Currently, I am reading Beheld, a historical fiction set in Plymouth, Massachusetts, in the early years of that colony’s history and I just started a buddy read with Nicole @bookwyrmknits of Nettle and Bone (which I’m listening to on audiobook) and am already enjoying immensely!
8 thoughts on “What I’m Reading Wednesday: February 1, 2023”
I just added Eager AND the Five to my Hoopla read list! Both of this books are right in my wheelhouse of enjoyment!! They sound REALLY GOOD.
I hope you enjoy both of them. They were excellent (albeit very different) reads.
Eager sounds really good! And I’m looking forward to our Nettle & Bone buddy read—I haven’t gotten far enough in yet to make any real comments, but I love Kingfisher’s work so I’m sure this will be a fun buddy read!

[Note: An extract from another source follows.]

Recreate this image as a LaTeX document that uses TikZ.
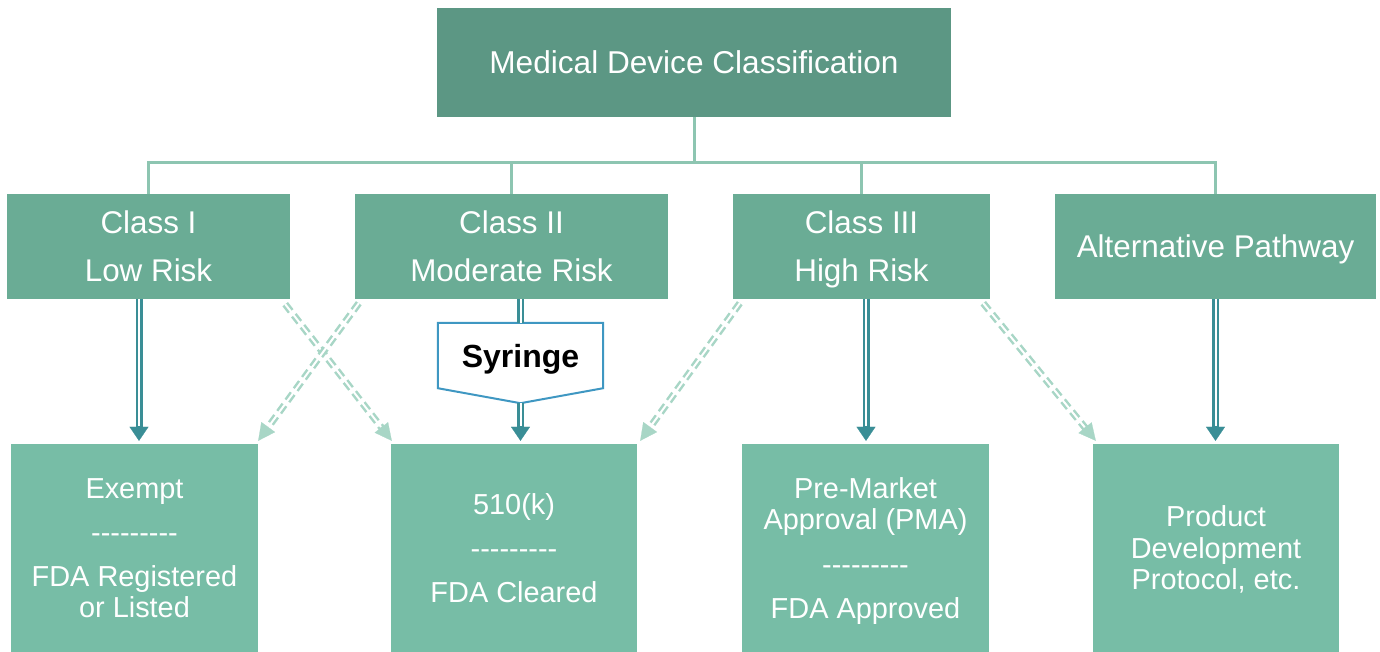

It was really good. I like books like that which expand my consciousness and make me think. I honestly can’t believe I hadn’t found Kingfisher’s writings before!
I’m going to check out The Five and Beheld. Thanks for the recommendations!
Welcome! I’m finding Beheld less engaging than The Five, FWIW.
Oh I enjoy Sarah Addison Allen! I love that little big of magic she weaves in. Beheld sounds interesting – I’ll have to check it out.
I enjoyed Other Birds – bet you will too. Beheld kind of fell flat for more…. full review on Wednesday.